PROMPT
Copy out all lines with the word "matplotlib" in them.

GIVEN MATERIAL
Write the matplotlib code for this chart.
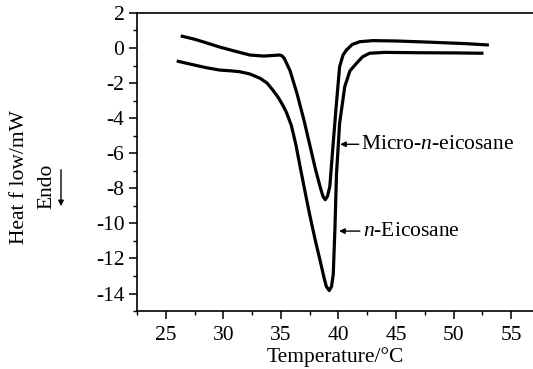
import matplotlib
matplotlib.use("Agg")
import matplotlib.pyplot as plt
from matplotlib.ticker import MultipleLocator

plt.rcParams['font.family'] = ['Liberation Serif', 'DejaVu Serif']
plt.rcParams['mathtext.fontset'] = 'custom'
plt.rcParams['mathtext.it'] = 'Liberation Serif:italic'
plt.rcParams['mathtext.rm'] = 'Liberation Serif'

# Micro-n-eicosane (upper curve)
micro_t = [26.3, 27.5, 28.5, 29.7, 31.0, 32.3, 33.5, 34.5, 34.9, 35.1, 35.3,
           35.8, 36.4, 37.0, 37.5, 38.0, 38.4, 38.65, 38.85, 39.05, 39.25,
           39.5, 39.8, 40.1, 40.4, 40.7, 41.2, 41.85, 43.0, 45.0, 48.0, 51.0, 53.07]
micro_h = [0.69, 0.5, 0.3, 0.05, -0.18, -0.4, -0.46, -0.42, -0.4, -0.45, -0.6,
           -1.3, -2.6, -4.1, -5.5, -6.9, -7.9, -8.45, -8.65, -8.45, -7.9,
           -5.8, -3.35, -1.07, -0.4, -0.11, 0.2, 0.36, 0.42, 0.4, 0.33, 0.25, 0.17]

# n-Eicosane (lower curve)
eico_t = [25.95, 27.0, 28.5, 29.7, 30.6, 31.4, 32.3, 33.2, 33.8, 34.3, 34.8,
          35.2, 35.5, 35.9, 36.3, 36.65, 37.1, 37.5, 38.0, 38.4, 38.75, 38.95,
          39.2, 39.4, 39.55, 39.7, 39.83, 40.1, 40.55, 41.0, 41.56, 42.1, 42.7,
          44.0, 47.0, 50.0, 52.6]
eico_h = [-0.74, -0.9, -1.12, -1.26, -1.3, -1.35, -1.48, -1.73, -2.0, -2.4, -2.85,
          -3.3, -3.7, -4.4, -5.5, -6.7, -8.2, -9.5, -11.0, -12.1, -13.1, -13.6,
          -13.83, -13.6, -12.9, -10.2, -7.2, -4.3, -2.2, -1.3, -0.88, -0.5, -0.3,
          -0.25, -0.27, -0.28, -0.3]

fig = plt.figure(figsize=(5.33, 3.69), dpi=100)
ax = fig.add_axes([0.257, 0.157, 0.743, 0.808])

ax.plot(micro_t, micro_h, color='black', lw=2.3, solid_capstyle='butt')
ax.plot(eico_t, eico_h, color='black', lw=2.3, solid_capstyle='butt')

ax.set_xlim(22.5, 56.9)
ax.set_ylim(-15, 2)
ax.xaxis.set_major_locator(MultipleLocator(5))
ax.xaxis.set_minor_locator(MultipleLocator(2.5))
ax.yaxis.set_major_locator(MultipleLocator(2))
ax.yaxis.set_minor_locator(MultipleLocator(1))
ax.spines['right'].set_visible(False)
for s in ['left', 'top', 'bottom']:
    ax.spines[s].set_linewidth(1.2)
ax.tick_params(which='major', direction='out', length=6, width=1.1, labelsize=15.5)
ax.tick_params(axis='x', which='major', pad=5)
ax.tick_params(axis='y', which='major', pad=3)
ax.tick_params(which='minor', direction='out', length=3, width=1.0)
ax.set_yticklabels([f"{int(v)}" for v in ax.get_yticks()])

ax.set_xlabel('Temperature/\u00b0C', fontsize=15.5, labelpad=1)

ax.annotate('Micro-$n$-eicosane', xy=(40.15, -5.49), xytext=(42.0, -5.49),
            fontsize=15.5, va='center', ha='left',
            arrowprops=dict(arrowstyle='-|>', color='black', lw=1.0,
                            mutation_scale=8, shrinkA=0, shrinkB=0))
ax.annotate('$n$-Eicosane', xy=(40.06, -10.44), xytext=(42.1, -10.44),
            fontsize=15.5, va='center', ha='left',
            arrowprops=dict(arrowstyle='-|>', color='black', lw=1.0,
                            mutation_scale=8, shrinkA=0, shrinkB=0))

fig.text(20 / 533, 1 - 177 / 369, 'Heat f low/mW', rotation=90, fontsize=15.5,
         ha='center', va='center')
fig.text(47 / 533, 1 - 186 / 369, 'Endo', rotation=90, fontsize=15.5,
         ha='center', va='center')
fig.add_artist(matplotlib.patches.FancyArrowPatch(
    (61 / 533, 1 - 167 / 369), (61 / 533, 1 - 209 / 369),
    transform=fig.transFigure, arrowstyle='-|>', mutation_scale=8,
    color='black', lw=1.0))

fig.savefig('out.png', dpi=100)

TASK ANSWER
Write the matplotlib code for this chart.
import matplotlib
matplotlib.use("Agg")
import matplotlib.pyplot as plt
from matplotlib.ticker import MultipleLocator
fig.add_artist(matplotlib.patches.FancyArrowPatch(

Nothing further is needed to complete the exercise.